As noted by Dr. Amani Abou-Zyed, the Commissioner of Infrastructure and Energy of the African Union Commission (AUC), and, without doubt, Africa has the potential to improve fuel and energy production and supply to mitigate the impact of global fuel crises on the continent, given the huge impact of fuel crises on the air transport sector, and Africa’s economy. Regarding the SAATM, the revision and approval of the African Civil Aviation Policy and Dispute Settlement Mechanism are expected to accelerate the benefits of SAATM and liberalization of air transport on the continent, as emphasized by the AUC and well-meaning industry leaders.

However, high-level advocacy is now required to ensure better understanding and acceptance of the AFCAP and Dispute Resolution Mechanism as approved by the AU. This is vital for the 35 States that have signed the SAATM, which would also encourage other States to join in and drive the benefits of liberalization. Moreover, Air Services Agreements on the continent must equally align with the concept of SAATM and AFCAP which uphold liberalization of air transport market for African airlines.
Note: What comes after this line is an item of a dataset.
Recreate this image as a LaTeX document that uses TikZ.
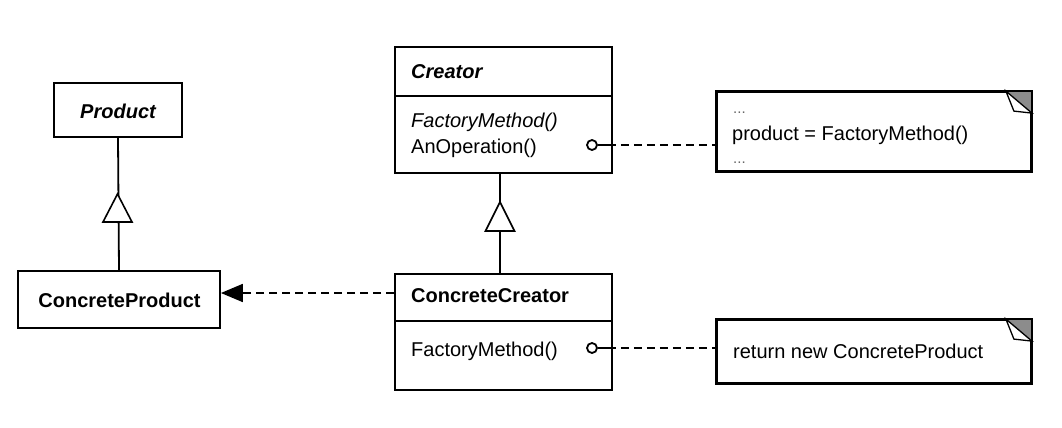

With the AU providing strong leadership, Africa must renew its approach to air transport and economic development, engaging Regional Economic Communities (RECs) and other stakeholders to fast-track implementation of SAATM and liberalized market access at the regional level. Moreover, we expect the on-going engagement of the new Secretary General of the African Civil Aviation Commission (AFCAC), Adefunke Adeyemi, with key industry institutions and operators to accelerate this process.

Furthermore, we commend the enthusiasm of the African Airlines Association (AFRAA) led by Mr. Abderahmane Berthe, AFRAA Secretary General, who visited AFRAA member Airlines in Nigeria recently to promote cooperation and improved operating environment for African airlines. We equally applaud the Federal Government of Nigeria for releasing part of the blocked airlines funds, as we urge States with blocked funds to address this challenge. We also note the recent announcement of Ethiopian Airlines by the Nigerian Government as the preferred partner for the upcoming national airline, Nigeria Air; and we encourage improved cooperation among African carriers to enhance interconnectivity in Africa.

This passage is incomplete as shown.